Eastern State Penitentiary Crucible of Good Intentions
by Norman Johnston, with Kenneth Finkel and Jeffrey A. Cohen, University of Pennsylvania Press, 116 pages .
Philadelphia’s Eastern State Penitentiary began in 1821 as a revolutionary experiment in prison reform and ended in the 1970s as a dangerously crowded relic. When it first opened, it was the most influential prison in the country, holding 250 prisoners in solitary confinement under a house regimen of enforced individual reflection and religious instruction—a far cry from the harsh British corporal punishments of nonetoo-distant memory. Alexis de Tocqueville, in 1831, was intrigued by it; Charles Dickens, visiting ten years later, was not: “I hold this slow and daily tampering with the mysteries of the brain, to be immeasurably worse than any torture of the body. . . .”

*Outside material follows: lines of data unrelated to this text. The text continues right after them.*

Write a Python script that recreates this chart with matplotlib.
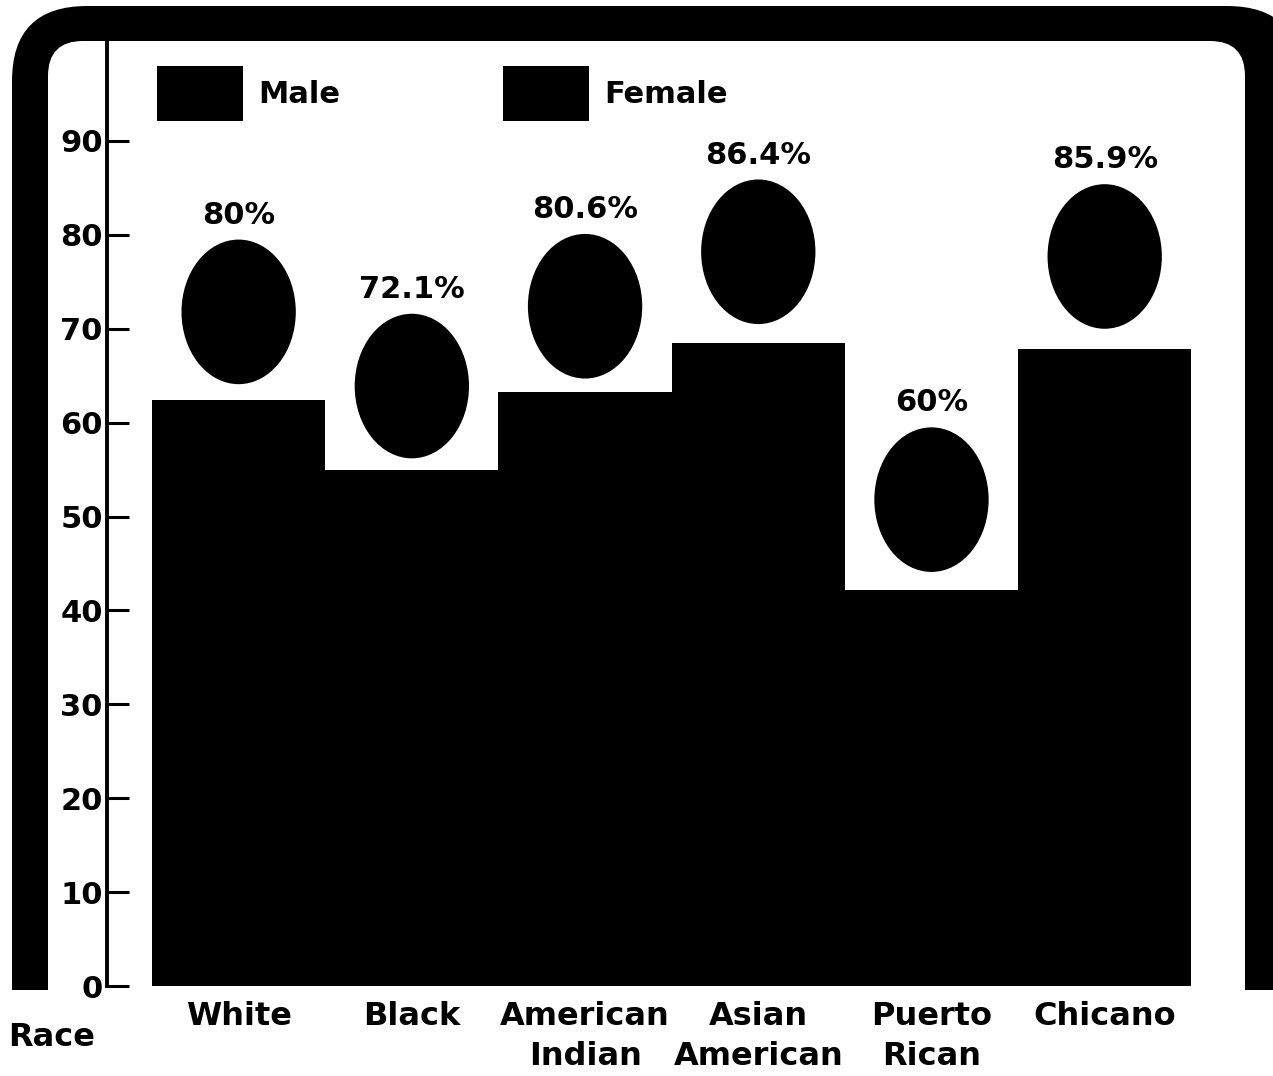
import matplotlib
matplotlib.use('Agg')
import matplotlib.pyplot as plt
from matplotlib.patches import Ellipse, FancyBboxPatch, Rectangle, Patch

plt.rcParams['font.family'] = 'DejaVu Sans'
plt.rcParams['font.weight'] = 'bold'

# data
races = ['White', 'Black', 'American\nIndian', 'Asian\nAmerican', 'Puerto\nRican', 'Chicano']
male = [62.4, 55.0, 63.3, 68.5, 42.2, 67.8]
female = [80, 72.1, 80.6, 86.4, 60, 85.9]
female_labels = ['80%', '72.1%', '80.6%', '86.4%', '60%', '85.9%']
y_ticks = [0, 10, 20, 30, 40, 50, 60, 70, 80, 90]

W, H = 1273, 1076
fig = plt.figure(figsize=(W / 100, H / 100), dpi=100)

# background frame (rounded black border, open at the bottom), pixel coords
bg = fig.add_axes([0, 0, 1, 1])
bg.set_xlim(0, W)
bg.set_ylim(H, 0)
bg.axis('off')
bg.add_patch(FancyBboxPatch((12, 6), 1290, 1200,
                            boxstyle='round,pad=0,rounding_size=75',
                            fc='black', ec='none'))
bg.add_patch(FancyBboxPatch((48, 41), 1197, 1200,
                            boxstyle='round,pad=0,rounding_size=35',
                            fc='white', ec='none'))
bg.add_patch(Rectangle((0, 990), W, 100, fc='white', ec='none'))
bg.text(52, 1037, 'Race', fontsize=23, ha='center', va='center')

# main chart area
px_per_unit = (986 - 141) / 90
left, right, top, bottom = 107, 1245, 40, 986
ax = fig.add_axes([left / W, (H - bottom) / H, (right - left) / W, (bottom - top) / H])
ax.patch.set_alpha(0)
ax.set_ylim(0, (bottom - top) / px_per_unit)
ax.set_xlim(-0.76, 5.81)

x = range(len(races))
ax.bar(x, male, width=1.0, color='black')
for i, f in enumerate(female):
    ax.add_patch(Ellipse((i, f - 0.5 - 7.7), 0.66, 15.4, fc='black', ec='none'))
    ax.text(i, f + 1.2, female_labels[i], ha='center', va='baseline', fontsize=22)

for s in ['top', 'right', 'bottom']:
    ax.spines[s].set_visible(False)
ax.spines['left'].set_linewidth(2.8)

ax.set_yticks(y_ticks)
ax.tick_params(axis='y', direction='in', length=16, width=2.2, labelsize=22, pad=3)
ax.set_xticks(list(x))
ax.set_xticklabels(races, fontsize=23, linespacing=1.35)
ax.tick_params(axis='x', length=0, pad=11)

ax.legend(handles=[Patch(fc='black', label='Male'), Patch(fc='black', label='Female')],
          ncol=2, loc='upper left', bbox_to_anchor=(157 / W, 1 - 66 / H),
          bbox_transform=fig.transFigure, frameon=False, fontsize=22,
          handlelength=2.8, handleheight=2.4, handletextpad=0.5,
          columnspacing=5.35, borderpad=0, borderaxespad=0)

fig.savefig('out.png', dpi=100)
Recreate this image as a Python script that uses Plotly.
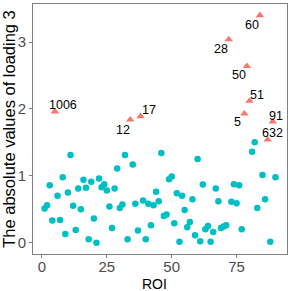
import plotly.graph_objects as go

roi = list(range(1, 91))
values = [0.51, 0.56, 0.86, 0.33, 1.96, 0.70, 0.34, 0.98, 0.13, 0.75,
          1.31, 0.55, 0.19, 0.81, 0.50, 0.94, 0.82, 0.05, 0.91, 0.36,
          0.00, 0.96, 0.83, 0.875, 0.78, 0.54, 0.22, 0.81, 1.11, 0.52,
          0.57, 1.31, 0.05, 1.84, 1.17, 0.58, 0.18, 1.89, 0.63, 0.05,
          0.58, 0.26, 0.56, 0.76, 0.62, 1.34, 0.40, 0.42, 0.95, 0.99,
          0.29, 0.74, 0.015, 0.70, 0.49, 0.23, 0.31, 0.65, 0.11, 1.25,
          0.02, 0.87, 0.20, 0.25, 0.015, 0.16, 0.81, 0.62, 0.22, 0.24,
          0.26, 3.04, 0.61, 0.875, 0.59, 0.86, 0.20, 1.93, 2.64, 2.12,
          1.36, 1.50, 0.52, 3.40, 1.01, 0.65, 1.54, 0.015, 1.81, 0.98]
highlight_roi = [5, 34, 38, 72, 78, 79, 80, 84, 87, 89]
highlight_labels = ["1006", "12", "17", "28", "5", "50", "51", "60", "632", "91"]
label_shift = {"1006": (8, 7), "12": (-7, -10), "17": (8, 6), "28": (-8, -10),
               "5": (-7, -8), "50": (-8, -9), "51": (7, 6), "60": (-8, -10),
               "632": (5, 7), "91": (3, 6)}

x_ticks = [0, 25, 50, 75]
y_ticks = [0, 1, 2, 3]
x_title = "ROI"
y_title = "The absolute values of loading 3"

norm_x = [r for r in roi if r not in highlight_roi]
norm_y = [values[r - 1] for r in norm_x]
hi_y = [values[r - 1] for r in highlight_roi]

FONT = "Liberation Sans, Arial"

fig = go.Figure()
fig.add_trace(go.Scatter(x=norm_x, y=norm_y, mode="markers",
                         marker=dict(color="#00BFC4", size=6.5, symbol="circle"),
                         showlegend=False, cliponaxis=False))
fig.add_trace(go.Scatter(x=highlight_roi, y=hi_y, mode="markers",
                         marker=dict(color="#F8766D", size=7.5, symbol="triangle-up"),
                         showlegend=False, cliponaxis=False))

for r, lab in zip(highlight_roi, highlight_labels):
    dx, dy = label_shift[lab]
    fig.add_annotation(x=r, y=values[r - 1], text=lab, showarrow=False,
                       xshift=dx, yshift=dy,
                       font=dict(family=FONT, size=12.5, color="black"))

fig.add_annotation(xref="paper", yref="paper", x=0.48, y=-0.08, text=x_title,
                   showarrow=False, xanchor="center", yanchor="top",
                   font=dict(family=FONT, size=14, color="black"))

axis_common = dict(showgrid=False, zeroline=False, showline=True, mirror=True,
                   linecolor="#808080", linewidth=1, ticks="outside", ticklen=3,
                   tickcolor="#808080", automargin=True,
                   tickfont=dict(family=FONT, size=15, color="#4D4D4D"))

fig.update_layout(
    width=291, height=291,
    margin=dict(l=33, r=4, t=4, b=37, autoexpand=False),
    plot_bgcolor="white", paper_bgcolor="white",
    xaxis=dict(range=[-3.45, 94.45], tickvals=x_ticks, ticklabelstandoff=-4,
               **axis_common),
    yaxis=dict(range=[-0.17, 3.57], tickvals=y_ticks,
               title=dict(text=y_title, standoff=3,
                          font=dict(family=FONT, size=16.5, color="black")),
               **axis_common),
)

fig.write_html("out.html", config={"displayModeBar": False},
               post_script="document.body.style.margin='0';")
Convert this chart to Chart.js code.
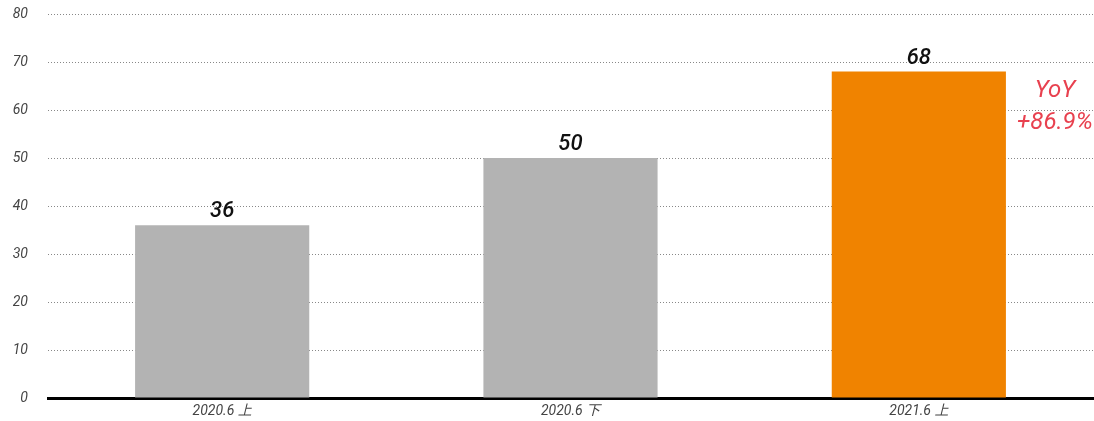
<!DOCTYPE html>
<html>
<head>
<meta charset="utf-8">
<script src="https://cdn.jsdelivr.net/npm/chart.js@4"></script>
<style>
  html, body { margin: 0; padding: 0; background: #fff; }
  #wrap { width: 1094px; height: 421px; }
</style>
</head>
<body>
<div id="wrap"><canvas id="chart" width="1094" height="421"></canvas></div>
<script>
// データ
const categories = ["2020.6 上", "2020.6 下", "2021.6 上"];
const values = [36, 50, 68];
const barColors = ["#b3b3b3", "#b3b3b3", "#f08300"];
const yoyLines = ["YoY", "+86.9%"];
const yMax = 80;
const yStep = 10;

const FONT = "Roboto, 'Noto Sans CJK SC', sans-serif";

// 棒の上の数値とYoY
const labelPlugin = {
  id: "labels",
  afterDatasetsDraw(chart) {
    const ctx = chart.ctx;
    const meta = chart.getDatasetMeta(0);
    ctx.save();
    ctx.font = "italic 500 22px " + FONT;
    ctx.fillStyle = "#111";
    ctx.textAlign = "center";
    ctx.textBaseline = "alphabetic";
    meta.data.forEach((bar, i) => {
      ctx.fillText(String(values[i]), bar.x, bar.y - 8);
    });
    // YoY
    const last = meta.data[meta.data.length - 1];
    const x = last.x + last.width / 2 + 49;
    const y = chart.scales.y.getPixelForValue(values[values.length - 1]);
    ctx.font = "italic 24px " + FONT;
    ctx.fillStyle = "#e8414f";
    ctx.fillText(yoyLines[0], x, y + 25);
    ctx.fillText(yoyLines[1], x, y + 57);
    ctx.restore();
  }
};

new Chart(document.getElementById("chart").getContext("2d"), {
  type: "bar",
  data: {
    labels: categories,
    datasets: [{
      data: values,
      backgroundColor: barColors,
      barPercentage: 0.5,
      categoryPercentage: 1.0
    }]
  },
  options: {
    responsive: false,
    animation: false,
    layout: { padding: { top: 0, right: 1, left: 0, bottom: 0 } },
    plugins: {
      legend: { display: false },
      tooltip: { enabled: false }
    },
    scales: {
      x: {
        grid: { display: false, drawTicks: false },
        border: { color: "#000", width: 3 },
        ticks: {
          color: "#444",
          padding: 5,
          font: { family: FONT, size: 14, style: "italic" }
        },
        afterFit(scale) { scale.height = 23; }
      },
      y: {
        min: 0,
        max: yMax,
        ticks: {
          stepSize: yStep,
          color: "#444",
          padding: 20,
          font: { family: FONT, size: 14, style: "italic" }
        },
        grid: {
          color: "#888",
          drawTicks: false
        },
        border: { display: false, dash: [1, 2] },
        afterFit(scale) {
          scale.width = 48;
          scale.paddingTop = 14;
          scale.paddingBottom = 0;
        }
      }
    }
  },
  plugins: [labelPlugin]
});
</script>
</body>
</html>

In the long run the prison’s design proved more influential than its methods. Within its Gothic fortress walls, a huband-spoke layout allowed each prisoner a small exercise yard. Over the next century its radial plan was copied all over the world. But by 1900 the slightly enlarged Eastern State was squeezing nearly twelve hundred prisoners into 760 cells, and enforced solitude had given way to the massive crowding of the modern prison. The Eastern State Penitentiary was made a landmark in 1965, and this intriguing, illustrated account of its controversial history makes the case for the prison’s full restoration. The book accompanied an exhibition at the Philadelphia Museum of Art in 1994.